Их факультет сотрудничал с этим университетом, и лучшие студенты могли получить право обучения в нем. Она подала заявку на этот курс еще два года назад, получив рекомендацию от научного руководителя. Отец, гордившийся ее успехами, уже оплатил первые два семестра обучения.
И вдруг…
Она ведь не знала, никак не могла предполагать, что с ней случится то, что случилось.
А теперь просто разрывалась на части!
Она не сказала Андрею об аспирантуре. Сначала – потому что не воспринимала их отношения всерьез, считала, что пара случайных встреч никак не повлияют на ее будущее. Потом – потому что не сказала вначале.
А теперь ей просто было страшно. Что Андрей не простит ей этой лжи, что решит – она с самого начала знала, что уедет, и их отношениям придет конец. Время отъезда приближалось, отец каждый день спрашивал ее, собрала ли она вещи, проверила ли все документы.
А Саша… Саша впервые в жизни просто закрывала глаза на то, что неизбежно должно случиться. «Все как-нибудь устроится, как-нибудь разрешится», – твердила она себе.
Может быть, ее остановят на границе, ссадят с самолета…
Может быть, в конце концов, у нее достанет мужества объявить родителям, что она никуда не едет.
Так или иначе, это была еще одна причина держать их отношения с Андреем в секрете.
Хранить все в тайне им удавалось чуть больше года. И это был самый странный, самый необычный год за всю ее жизнь. Тогда она сказала бы – самый счастливый, позже – самый беспечный, легкомысленный.
Их с Андреем тянуло друг к другу, как примагниченных. Едва оказавшись в одном помещении, они начинали испытывать эту силу взаимного притяжения, и окружающие в толк взять не могли, отчего так накалилась атмосфера: казалось, вот-вот – и сквозь комнату забьют сполохи молний! Им постоянно хотелось находиться рядом, разговаривать, смотреть, касаться друг друга…
И скрывать это, конечно, было мучительно.

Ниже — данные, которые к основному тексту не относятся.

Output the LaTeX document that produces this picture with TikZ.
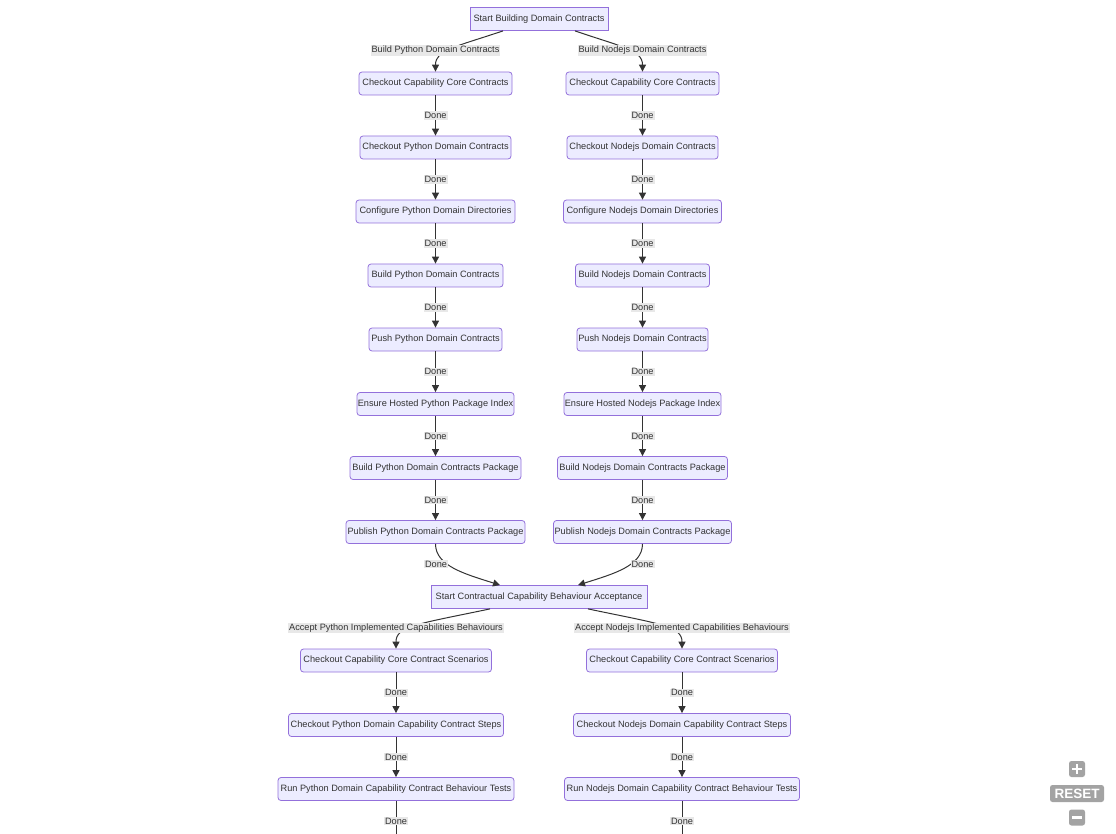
\documentclass[tikz,border=0pt]{standalone}
\usepackage{fontspec}
\setmainfont{Liberation Sans}
\usetikzlibrary{arrows.meta}
\definecolor{mfill}{HTML}{ECECFF}
\definecolor{mborder}{HTML}{9370DB}
\definecolor{ink}{HTML}{333333}
\definecolor{lblbg}{HTML}{E8E8E8}
\definecolor{ctrlgray}{HTML}{A3A3A3}
\begin{document}
\begin{tikzpicture}[x=1pt,y=-1pt,
  every node/.style={font=\fontsize{9.2}{11}\selectfont, text=ink},
  stepbox/.style={draw=mborder, fill=mfill, rounded corners=3pt, minimum height=23pt, inner sep=0pt, line width=0.8pt},
  startbox/.style={stepbox, rounded corners=0pt},
  lbl/.style={fill=lblbg, inner sep=1pt},
  edge/.style={draw=ink, line width=1pt, -{Triangle[length=7pt,width=7pt]}},
  ctrl/.style={fill=ctrlgray, rounded corners=2.5pt, inner sep=0pt}
]
\useasboundingbox (0,0) rectangle (1116,834);
\clip (0,0) rectangle (1116,834);

% --- build phase ---
\node[startbox, minimum width=138pt] (s1) at (539,19) {Start Building Domain Contracts};

\node[stepbox, minimum width=153pt] (pl1) at (435.5,83.5) {Checkout Capability Core Contracts};
\node[stepbox, minimum width=151pt] (pl2) at (435.5,147.5) {Checkout Python Domain Contracts};
\node[stepbox, minimum width=159pt] (pl3) at (435.5,211.5) {Configure Python Domain Directories};
\node[stepbox, minimum width=135pt] (pl4) at (435.5,275.5) {Build Python Domain Contracts};
\node[stepbox, minimum width=133pt] (pl5) at (435.5,339.5) {Push Python Domain Contracts};
\node[stepbox, minimum width=157pt] (pl6) at (435.5,404) {Ensure Hosted Python Package Index};
\node[stepbox, minimum width=171pt] (pl7) at (435.5,468) {Build Python Domain Contracts Package};
\node[stepbox, minimum width=179pt] (pl8) at (435.5,532) {Publish Python Domain Contracts Package};

\node[stepbox, minimum width=153pt] (nl1) at (642.5,83.5) {Checkout Capability Core Contracts};
\node[stepbox, minimum width=151pt] (nl2) at (642.5,147.5) {Checkout Nodejs Domain Contracts};
\node[stepbox, minimum width=158pt] (nl3) at (642.5,211.5) {Configure Nodejs Domain Directories};
\node[stepbox, minimum width=134pt] (nl4) at (642.5,275.5) {Build Nodejs Domain Contracts};
\node[stepbox, minimum width=131pt] (nl5) at (642.5,339.5) {Push Nodejs Domain Contracts};
\node[stepbox, minimum width=157pt] (nl6) at (642.5,404) {Ensure Hosted Nodejs Package Index};
\node[stepbox, minimum width=170pt] (nl7) at (642.5,468) {Build Nodejs Domain Contracts Package};
\node[stepbox, minimum width=178pt] (nl8) at (642.5,532) {Publish Nodejs Domain Contracts Package};

% --- acceptance phase ---
\node[startbox, minimum width=216pt] (s2) at (539,597) {Start Contractual Capability Behaviour Acceptance};

\node[stepbox, minimum width=191pt] (pa1) at (396,660.5) {Checkout Capability Core Contract Scenarios};
\node[stepbox, minimum width=215pt] (pa2) at (396,725) {Checkout Python Domain Capability Contract Steps};
\node[stepbox, minimum width=236pt] (pa3) at (396,789) {Run Python Domain Capability Contract Behaviour Tests};

\node[stepbox, minimum width=191pt] (na1) at (682,660.5) {Checkout Capability Core Contract Scenarios};
\node[stepbox, minimum width=217pt] (na2) at (682,725) {Checkout Nodejs Domain Capability Contract Steps};
\node[stepbox, minimum width=235pt] (na3) at (682,789) {Run Nodejs Domain Capability Contract Behaviour Tests};

\coordinate (pe) at (396,841);
\coordinate (ne) at (682,841);

% --- branching edges ---
\draw[edge] ([xshift=-36pt]s1.south) .. controls (455,47) and (435.5,50) .. (pl1.north);
\draw[edge] ([xshift=36pt]s1.south) .. controls (622,47) and (642.5,50) .. (nl1.north);
\node[lbl] (lb1) at (435.5,50.5) {Build Python Domain Contracts};
\node[lbl] (lb2) at (642.5,50.5) {Build Nodejs Domain Contracts};

% --- straight chains ---
\foreach \a/\b in {pl1/pl2,pl2/pl3,pl3/pl4,pl4/pl5,pl5/pl6,pl6/pl7,pl7/pl8,
                   nl1/nl2,nl2/nl3,nl3/nl4,nl4/nl5,nl5/nl6,nl6/nl7,nl7/nl8,
                   pa1/pa2,pa2/pa3,na1/na2,na2/na3,pa3/pe,na3/ne}
  \draw[edge] (\a) -- node[lbl] {Done} (\b);

% --- merge into acceptance ---
\draw[edge] (pl8.south) .. controls (435.5,566) and (465,574) .. ([xshift=-39pt]s2.north);
\draw[edge] (nl8.south) .. controls (642.5,566) and (613,574) .. ([xshift=39pt]s2.north);
\node[lbl] (lm1) at (436,564) {Done};
\node[lbl] (lm2) at (642.5,564) {Done};

% --- acceptance branches ---
\draw[edge] ([xshift=-49pt]s2.south) .. controls (418,624) and (396,626) .. (pa1.north);
\draw[edge] ([xshift=49pt]s2.south) .. controls (660,624) and (682,626) .. (na1.north);
\node[lbl] (la1) at (396,628) {Accept Python Implemented Capabilities Behaviours};
\node[lbl] (la2) at (682,628) {Accept Nodejs Implemented Capabilities Behaviours};

% --- zoom controls ---
\node[ctrl, minimum size=16pt] (zin) at (1077,769) {};
\draw[white, line width=2.6pt] ([xshift=-5pt]zin.center) -- ([xshift=5pt]zin.center);
\draw[white, line width=2.6pt] ([yshift=-5pt]zin.center) -- ([yshift=5pt]zin.center);
\node[ctrl, minimum width=54pt, minimum height=17pt, text=white, font=\bfseries\fontsize{13.5}{14}\selectfont] (reset) at (1077,793.5) {RESET};
\node[ctrl, minimum size=16pt] (zout) at (1077,817.5) {};
\draw[white, line width=2.6pt] ([xshift=-5pt]zout.center) -- ([xshift=5pt]zout.center);
\end{tikzpicture}
\end{document}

Оставаясь равнодушными на людях, они выискивали любую возможность побыть наедине – и наброситься друг на друга, словно оголодавшие. В комнате общежития, где жил Андрей, когда удавалось сплавить куда-нибудь его соседа. В квартире на Кутузовском, договорившись заранее, что прогуляют в этот день свои занятия. У друзей, достаточно понимающих, чтобы поделиться жилплощадью, и – обязательное условие – не знакомых с родителями Саши. Они совсем сошли с ума, становились все более неосторожными. Было просто чудом, что за целый год их никто так и не застукал.
Но в конце концов это произошло.
Саша потом страшно корила себя: как она могла быть такой беспечной, выбросить из головы, что младший брат Макс теперь абитуриент медицинского института, а значит, ему так же даровано право оставаться иногда в квартире на Кутузовском – чтобы утром не опоздать на экзамен.